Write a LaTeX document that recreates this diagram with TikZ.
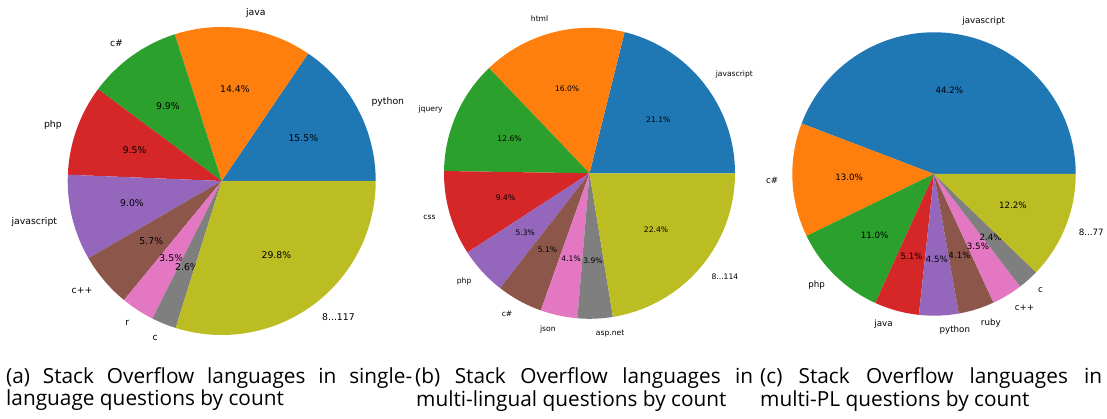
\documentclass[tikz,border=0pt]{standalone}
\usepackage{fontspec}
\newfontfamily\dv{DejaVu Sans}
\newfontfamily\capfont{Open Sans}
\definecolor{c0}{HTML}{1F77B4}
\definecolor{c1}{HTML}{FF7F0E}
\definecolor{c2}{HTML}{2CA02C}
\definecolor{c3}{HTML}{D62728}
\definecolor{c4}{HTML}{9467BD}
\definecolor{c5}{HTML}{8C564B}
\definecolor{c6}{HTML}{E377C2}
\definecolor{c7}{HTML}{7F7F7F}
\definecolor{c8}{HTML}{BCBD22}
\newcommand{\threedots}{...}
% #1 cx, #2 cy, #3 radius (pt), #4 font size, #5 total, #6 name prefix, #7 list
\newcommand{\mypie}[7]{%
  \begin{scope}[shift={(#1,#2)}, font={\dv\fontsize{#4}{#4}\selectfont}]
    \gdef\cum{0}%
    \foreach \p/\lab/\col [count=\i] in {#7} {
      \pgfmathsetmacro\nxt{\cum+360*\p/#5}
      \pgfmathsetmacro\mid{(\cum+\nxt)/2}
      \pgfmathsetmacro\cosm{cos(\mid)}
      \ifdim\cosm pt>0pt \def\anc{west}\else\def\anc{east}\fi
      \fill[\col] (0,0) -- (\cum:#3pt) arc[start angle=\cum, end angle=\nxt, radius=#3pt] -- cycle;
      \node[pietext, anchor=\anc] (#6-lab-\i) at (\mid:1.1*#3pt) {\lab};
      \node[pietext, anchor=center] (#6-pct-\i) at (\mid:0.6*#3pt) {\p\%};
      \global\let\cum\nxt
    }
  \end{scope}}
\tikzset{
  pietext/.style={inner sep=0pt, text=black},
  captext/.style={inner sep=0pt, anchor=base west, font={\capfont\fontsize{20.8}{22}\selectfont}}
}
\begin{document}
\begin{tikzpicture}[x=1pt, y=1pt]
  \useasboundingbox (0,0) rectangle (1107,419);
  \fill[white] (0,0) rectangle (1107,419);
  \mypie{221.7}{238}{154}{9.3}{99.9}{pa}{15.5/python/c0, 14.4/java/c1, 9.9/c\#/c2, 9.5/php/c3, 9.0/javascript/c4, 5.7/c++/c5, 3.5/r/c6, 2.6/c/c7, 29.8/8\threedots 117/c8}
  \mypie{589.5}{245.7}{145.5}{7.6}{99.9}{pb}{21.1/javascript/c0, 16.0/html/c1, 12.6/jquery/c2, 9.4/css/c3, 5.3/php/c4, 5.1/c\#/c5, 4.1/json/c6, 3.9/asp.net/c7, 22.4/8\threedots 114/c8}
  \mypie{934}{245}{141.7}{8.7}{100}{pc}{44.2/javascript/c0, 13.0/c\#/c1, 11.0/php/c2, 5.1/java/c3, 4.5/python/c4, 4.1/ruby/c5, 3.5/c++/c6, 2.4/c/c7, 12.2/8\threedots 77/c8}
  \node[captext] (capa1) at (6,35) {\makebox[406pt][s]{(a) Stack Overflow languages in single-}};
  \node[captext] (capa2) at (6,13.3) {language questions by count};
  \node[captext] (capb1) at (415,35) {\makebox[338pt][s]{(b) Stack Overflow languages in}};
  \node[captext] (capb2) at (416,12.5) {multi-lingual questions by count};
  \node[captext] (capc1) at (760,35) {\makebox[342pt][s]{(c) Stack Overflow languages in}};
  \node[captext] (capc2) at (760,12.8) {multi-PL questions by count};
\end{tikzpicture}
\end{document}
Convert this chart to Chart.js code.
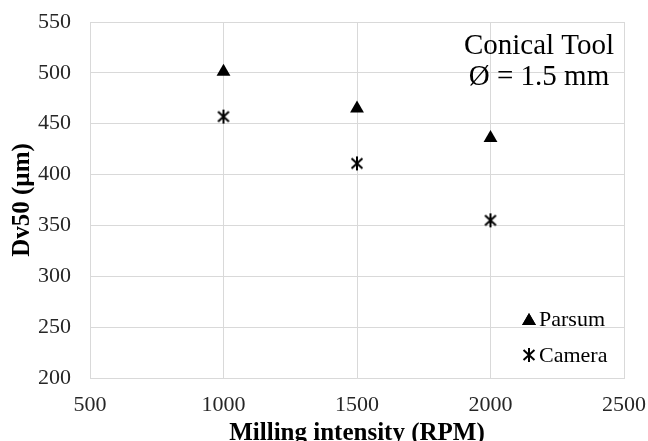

________________________________________

### Problem
Leave out the pictures and copy every record above exactly.

### Written reply
Write a LaTeX document that recreates this diagram with TikZ.
\documentclass[tikz,border=0pt]{standalone}
\usepackage{fontspec}
\newfontfamily\dv{DejaVu Sans}
\newfontfamily\capfont{Open Sans}
\definecolor{c0}{HTML}{1F77B4}
\definecolor{c1}{HTML}{FF7F0E}
\definecolor{c2}{HTML}{2CA02C}
\definecolor{c3}{HTML}{D62728}
\definecolor{c4}{HTML}{9467BD}
\definecolor{c5}{HTML}{8C564B}
\definecolor{c6}{HTML}{E377C2}
\definecolor{c7}{HTML}{7F7F7F}
\definecolor{c8}{HTML}{BCBD22}
\newcommand{\threedots}{...}
% #1 cx, #2 cy, #3 radius (pt), #4 font size, #5 total, #6 name prefix, #7 list
\newcommand{\mypie}[7]{%
  \begin{scope}[shift={(#1,#2)}, font={\dv\fontsize{#4}{#4}\selectfont}]
    \gdef\cum{0}%
    \foreach \p/\lab/\col [count=\i] in {#7} {
      \pgfmathsetmacro\nxt{\cum+360*\p/#5}
      \pgfmathsetmacro\mid{(\cum+\nxt)/2}
      \pgfmathsetmacro\cosm{cos(\mid)}
      \ifdim\cosm pt>0pt \def\anc{west}\else\def\anc{east}\fi
      \fill[\col] (0,0) -- (\cum:#3pt) arc[start angle=\cum, end angle=\nxt, radius=#3pt] -- cycle;
      \node[pietext, anchor=\anc] (#6-lab-\i) at (\mid:1.1*#3pt) {\lab};
      \node[pietext, anchor=center] (#6-pct-\i) at (\mid:0.6*#3pt) {\p\%};
      \global\let\cum\nxt
    }
  \end{scope}}
\tikzset{
  pietext/.style={inner sep=0pt, text=black},
  captext/.style={inner sep=0pt, anchor=base west, font={\capfont\fontsize{20.8}{22}\selectfont}}
}
\begin{document}
\begin{tikzpicture}[x=1pt, y=1pt]
  \useasboundingbox (0,0) rectangle (1107,419);
  \fill[white] (0,0) rectangle (1107,419);
  \mypie{221.7}{238}{154}{9.3}{99.9}{pa}{15.5/python/c0, 14.4/java/c1, 9.9/c\#/c2, 9.5/php/c3, 9.0/javascript/c4, 5.7/c++/c5, 3.5/r/c6, 2.6/c/c7, 29.8/8\threedots 117/c8}
  \mypie{589.5}{245.7}{145.5}{7.6}{99.9}{pb}{21.1/javascript/c0, 16.0/html/c1, 12.6/jquery/c2, 9.4/css/c3, 5.3/php/c4, 5.1/c\#/c5, 4.1/json/c6, 3.9/asp.net/c7, 22.4/8\threedots 114/c8}
  \mypie{934}{245}{141.7}{8.7}{100}{pc}{44.2/javascript/c0, 13.0/c\#/c1, 11.0/php/c2, 5.1/java/c3, 4.5/python/c4, 4.1/ruby/c5, 3.5/c++/c6, 2.4/c/c7, 12.2/8\threedots 77/c8}
  \node[captext] (capa1) at (6,35) {\makebox[406pt][s]{(a) Stack Overflow languages in single-}};
  \node[captext] (capa2) at (6,13.3) {language questions by count};
  \node[captext] (capb1) at (415,35) {\makebox[338pt][s]{(b) Stack Overflow languages in}};
  \node[captext] (capb2) at (416,12.5) {multi-lingual questions by count};
  \node[captext] (capc1) at (760,35) {\makebox[342pt][s]{(c) Stack Overflow languages in}};
  \node[captext] (capc2) at (760,12.8) {multi-PL questions by count};
\end{tikzpicture}
\end{document}
Convert this chart to Chart.js code.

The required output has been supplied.